- Problem description:
Please print exactly the lines below, from the start of the material up to and including the line with "</body></html>", but none of the pictures.

- Lines of data:
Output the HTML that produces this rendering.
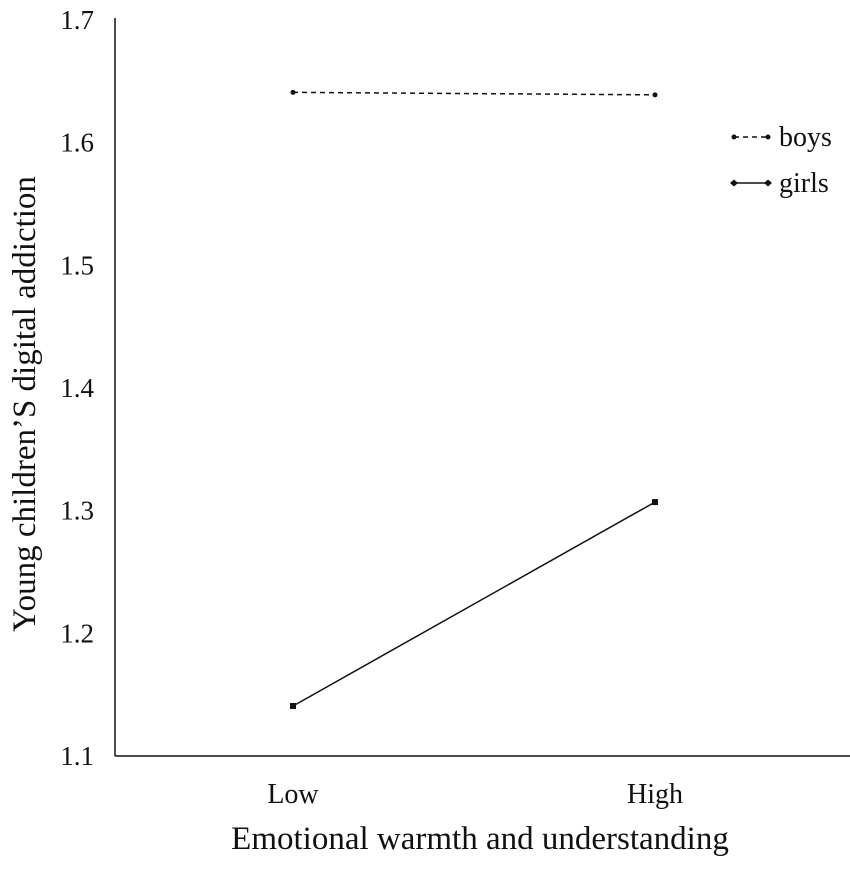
<!DOCTYPE html>
<html><head><meta charset="utf-8"><style>
body{margin:0;background:#fff}
svg text{font-family:"Liberation Serif",serif;fill:#111}
</style></head><body>
<svg id="chart" width="850" height="865" xmlns="http://www.w3.org/2000/svg">
<g id="axes"></g><g id="marks"></g>
<text transform="translate(35,404) rotate(-90)" text-anchor="middle" font-size="33">Young children’S digital addiction</text>
<text x="480" y="849" text-anchor="middle" font-size="33">Emotional warmth and understanding</text>
<g>
<line x1="734" y1="137" x2="768" y2="137" stroke="#111" stroke-width="1.5" stroke-dasharray="5,4"/>
<circle cx="734" cy="137" r="2.5" fill="#111"/><circle cx="768" cy="137" r="2.5" fill="#111"/>
<text x="779" y="146" font-size="28">boys</text>
<line x1="734" y1="183" x2="768" y2="183" stroke="#111" stroke-width="1.5"/>
<path d="M730 183l4-3.5 4 3.5-4 3.5z M764 183l4-3.5 4 3.5-4 3.5z" fill="#111"/>
<text x="779" y="192" font-size="28">girls</text>
</g>
</svg>
<script>
const categories=["Low","High"];
const yTicks=[1.1,1.2,1.3,1.4,1.5,1.6,1.7];
const boys=[1.641,1.639];
const girls=[1.1408,1.307];
const NS="http://www.w3.org/2000/svg";
const y=v=>20+(1.7-v)*1226.7;
const x=i=>293+i*362;
function mk(t,a,p){const e=document.createElementNS(NS,t);for(const k in a)e.setAttribute(k,a[k]);p.appendChild(e);return e;}
const ax=document.getElementById('axes'),mg=document.getElementById('marks');
let l=mk('line',{x1:115,y1:18,x2:115,y2:756,stroke:'#111','stroke-width':1.5},ax);


l=mk('line',{x1:115,y1:756,x2:850,y2:756,stroke:'#111','stroke-width':1.5},ax);


yTicks.forEach(v=>{const t=mk('text',{x:94,y:y(v)+9,'text-anchor':'end','font-size':27},ax);t.textContent=v.toFixed(1);

});
categories.forEach((c,i)=>{const t=mk('text',{x:x(i),y:803,'text-anchor':'middle','font-size':28},ax);t.textContent=c;

});
const bl=mk('line',{x1:x(0),y1:y(boys[0]),x2:x(1),y2:y(boys[1]),stroke:'#111','stroke-width':1.5,'stroke-dasharray':'5,4'},mg);


boys.forEach((v,i)=>{const c=mk('circle',{cx:x(i),cy:y(v),r:2.5,fill:'#111'},mg);

});
const gl=mk('line',{x1:x(0),y1:y(girls[0]),x2:x(1),y2:y(girls[1]),stroke:'#111','stroke-width':1.5},mg);


girls.forEach((v,i)=>{const r=mk('rect',{x:x(i)-3,y:y(v)-3,width:6,height:6,fill:'#111'},mg);

});
</script>
</body></html>
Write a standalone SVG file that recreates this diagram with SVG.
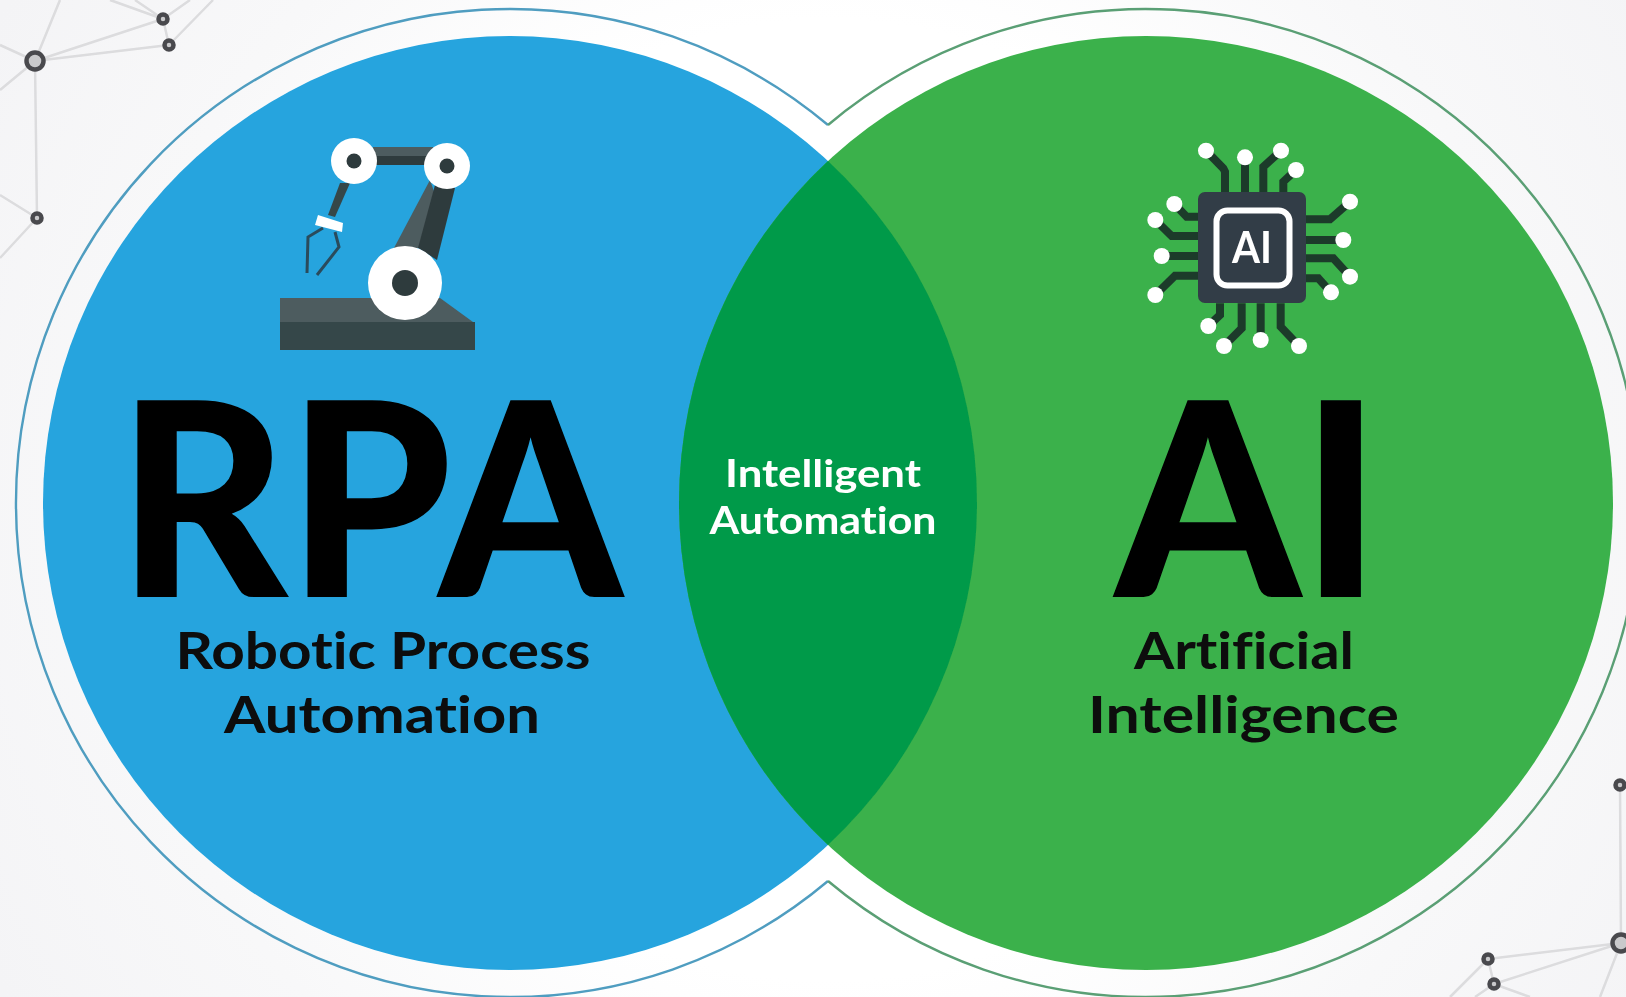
<svg xmlns="http://www.w3.org/2000/svg" width="1626" height="997" viewBox="0 0 1626 997">
<defs>
<radialGradient id="bg" gradientUnits="userSpaceOnUse" cx="828" cy="500" r="960">
<stop offset="0" stop-color="#ffffff"/><stop offset="0.5" stop-color="#ffffff"/><stop offset="0.75" stop-color="#f8f8f9"/><stop offset="1" stop-color="#f4f4f6"/>
</radialGradient>
<filter id="soft" x="0" y="0" width="100%" height="100%"><feGaussianBlur stdDeviation="0.7"/></filter>
</defs>
<style>
text{font-family:Lato,"Open Sans","Liberation Sans",sans-serif;text-anchor:middle;font-variant-ligatures:none}
.big{font-weight:900;font-size:271px;fill:#000}
.sub{font-weight:700;font-size:52px;fill:#0a0a0a}
.mid{font-weight:700;font-size:38px;fill:#fff}
.net{stroke:#dcdcde;stroke-width:2.5;fill:none}
.nd{fill:#c9c9cb;stroke:#4a4a4e;stroke-width:4.5}
.tr{stroke:#1f3a2c;stroke-width:24;fill:none}
.dot{fill:#fff}
.dk{fill:#2f3b3e}
.lt{fill:#4d5b5e}
.md{fill:#36464a}
</style>
<rect width="1626" height="997" fill="url(#bg)"/>
<g filter="url(#soft)">
<g id="network-top-left">
<path class="net" d="M35 61L163 19M35 61L169 45M35 61L37 218M35 61L60 0M35 61L0 45M35 61L0 90M163 19L110 0M163 19L135 0M163 19L190 0M169 45L213 0M163 19L169 45M37 218L0 195M37 218L0 258"/>
<circle class="nd" cx="35" cy="61" r="8.5"/><circle class="nd" cx="163" cy="19" r="4.5"/><circle class="nd" cx="169" cy="45" r="4.5"/><circle class="nd" cx="37" cy="218" r="4.5"/>
</g>
<g id="network-bottom-right">
<path class="net" d="M1620 785L1621 943M1621 943L1488 959M1621 943L1494 984M1621 943L1600 997M1488 959L1450 997M1488 959L1494 984M1494 984L1475 997M1494 984L1530 997"/>
<circle class="nd" cx="1621" cy="943" r="8.5"/><circle class="nd" cx="1620" cy="785" r="4.5"/><circle class="nd" cx="1488" cy="959" r="4.5"/><circle class="nd" cx="1494" cy="984" r="4.5"/>
</g>
<g id="connectors">
<path d="M828 125A494 494 0 1 0 828 881" fill="none" stroke="#4f9dc0" stroke-width="2.4"/>
<path d="M828 125A494 494 0 1 1 828 881" fill="none" stroke="#5a9f74" stroke-width="2.4"/>
</g>
<g id="rpa">
<circle cx="510" cy="503" r="467" fill="#25a4de"/>
</g>
<g id="ai">
<circle cx="1146" cy="503" r="467" fill="#3bb14b"/>
</g>
<g id="intelligent-automation">
<path d="M828 161A467 467 0 0 1 828 845A467 467 0 0 1 828 161Z" fill="#059a48"/>
<text class="mid" x="823" y="487" textLength="196" lengthAdjust="spacingAndGlyphs">Intelligent</text>
<text class="mid" x="823" y="534" textLength="227" lengthAdjust="spacingAndGlyphs">Automation</text>
</g>
<g id="robot-icon">
<path class="lt" d="M280 298H440L473 322H280Z"/>
<path class="md" d="M280 322H475V350H280Z"/>
<path class="lt" d="M373 147H433V156H373Z"/>
<path class="dk" d="M373 156H433L427 165H373Z"/>
<path class="lt" d="M430 180L394 248L420 248L437 200Z"/>
<path class="dk" d="M435 185L455 188L437 260L418 248Z"/>
<path class="md" d="M340 183H350L335 217L328 215Z"/>
<path d="M323 228L308 237L307 273M335 232L339 247L317 275" fill="none" stroke="#2c4b5c" stroke-width="3"/>
<path d="M318 215L343 223L342 232L315 225Z" fill="#fff"/>
<circle cx="405" cy="283" r="37" fill="#fff"/><circle class="dk" cx="405" cy="283" r="13"/>
<circle cx="354" cy="161" r="23" fill="#fff"/><circle class="dk" cx="354" cy="161" r="7.5"/>
<circle cx="447" cy="166" r="23" fill="#fff"/><circle class="dk" cx="447" cy="166" r="7.5"/>
</g>
<g id="chip-icon">
<g transform="translate(1130 130) scale(.33333)">
<path class="tr" d="M228 62L280 115L285 125V187M345 82V187M453 62L400 110V187M498 120L460 155V187M133 222L170 260H205M76 270L125 318H205M95 378H205M76 495L135 437H205M660 215L600 268H527M640 330H527M660 440L610 385H527M603 487L565 445H527M235 588L270 555V520M282 648L335 595V520M392 630V520M507 648L452 590V520"/>
<g class="dot">
<circle cx="228" cy="62" r="24"/><circle cx="345" cy="82" r="24"/><circle cx="453" cy="62" r="24"/><circle cx="498" cy="120" r="24"/>
<circle cx="133" cy="222" r="24"/><circle cx="76" cy="270" r="24"/><circle cx="95" cy="378" r="24"/><circle cx="76" cy="495" r="24"/>
<circle cx="660" cy="215" r="24"/><circle cx="640" cy="330" r="24"/><circle cx="660" cy="440" r="24"/><circle cx="603" cy="487" r="24"/>
<circle cx="235" cy="588" r="24"/><circle cx="282" cy="648" r="24"/><circle cx="392" cy="630" r="24"/><circle cx="507" cy="648" r="24"/>
</g>
</g>
<rect x="1198" y="192" width="108" height="111" rx="7" fill="#333c46"/>
<rect x="1216.5" y="210.5" width="73" height="75" rx="11" fill="#333c46" stroke="#fff" stroke-width="6"/>
<text x="1252" y="263" font-size="44" font-weight="700" fill="#fff" textLength="40" lengthAdjust="spacingAndGlyphs">AI</text>
</g>
<g id="labels">
<text class="big" x="370" y="597" textLength="505" lengthAdjust="spacingAndGlyphs">RPA</text>
<text class="big" x="1248" y="597" textLength="266" lengthAdjust="spacingAndGlyphs">AI</text>
<text class="sub" x="383" y="669" textLength="415" lengthAdjust="spacingAndGlyphs">Robotic Process</text>
<text class="sub" x="382" y="733" textLength="316" lengthAdjust="spacingAndGlyphs">Automation</text>
<text class="sub" x="1244" y="669" textLength="220" lengthAdjust="spacingAndGlyphs">Artificial</text>
<text class="sub" x="1243.5" y="733" textLength="311" lengthAdjust="spacingAndGlyphs">Intelligence</text>
</g>
</g>
</svg>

- Written answer:
Output the HTML that produces this rendering.
<!DOCTYPE html>
<html><head><meta charset="utf-8"><style>
body{margin:0;background:#fff}
svg text{font-family:"Liberation Serif",serif;fill:#111}
</style></head><body>
<svg id="chart" width="850" height="865" xmlns="http://www.w3.org/2000/svg">
<g id="axes"></g><g id="marks"></g>
<text transform="translate(35,404) rotate(-90)" text-anchor="middle" font-size="33">Young children’S digital addiction</text>
<text x="480" y="849" text-anchor="middle" font-size="33">Emotional warmth and understanding</text>
<g>
<line x1="734" y1="137" x2="768" y2="137" stroke="#111" stroke-width="1.5" stroke-dasharray="5,4"/>
<circle cx="734" cy="137" r="2.5" fill="#111"/><circle cx="768" cy="137" r="2.5" fill="#111"/>
<text x="779" y="146" font-size="28">boys</text>
<line x1="734" y1="183" x2="768" y2="183" stroke="#111" stroke-width="1.5"/>
<path d="M730 183l4-3.5 4 3.5-4 3.5z M764 183l4-3.5 4 3.5-4 3.5z" fill="#111"/>
<text x="779" y="192" font-size="28">girls</text>
</g>
</svg>
<script>
const categories=["Low","High"];
const yTicks=[1.1,1.2,1.3,1.4,1.5,1.6,1.7];
const boys=[1.641,1.639];
const girls=[1.1408,1.307];
const NS="http://www.w3.org/2000/svg";
const y=v=>20+(1.7-v)*1226.7;
const x=i=>293+i*362;
function mk(t,a,p){const e=document.createElementNS(NS,t);for(const k in a)e.setAttribute(k,a[k]);p.appendChild(e);return e;}
const ax=document.getElementById('axes'),mg=document.getElementById('marks');
let l=mk('line',{x1:115,y1:18,x2:115,y2:756,stroke:'#111','stroke-width':1.5},ax);


l=mk('line',{x1:115,y1:756,x2:850,y2:756,stroke:'#111','stroke-width':1.5},ax);


yTicks.forEach(v=>{const t=mk('text',{x:94,y:y(v)+9,'text-anchor':'end','font-size':27},ax);t.textContent=v.toFixed(1);

});
categories.forEach((c,i)=>{const t=mk('text',{x:x(i),y:803,'text-anchor':'middle','font-size':28},ax);t.textContent=c;

});
const bl=mk('line',{x1:x(0),y1:y(boys[0]),x2:x(1),y2:y(boys[1]),stroke:'#111','stroke-width':1.5,'stroke-dasharray':'5,4'},mg);


boys.forEach((v,i)=>{const c=mk('circle',{cx:x(i),cy:y(v),r:2.5,fill:'#111'},mg);

});
const gl=mk('line',{x1:x(0),y1:y(girls[0]),x2:x(1),y2:y(girls[1]),stroke:'#111','stroke-width':1.5},mg);


girls.forEach((v,i)=>{const r=mk('rect',{x:x(i)-3,y:y(v)-3,width:6,height:6,fill:'#111'},mg);

});
</script>
</body></html>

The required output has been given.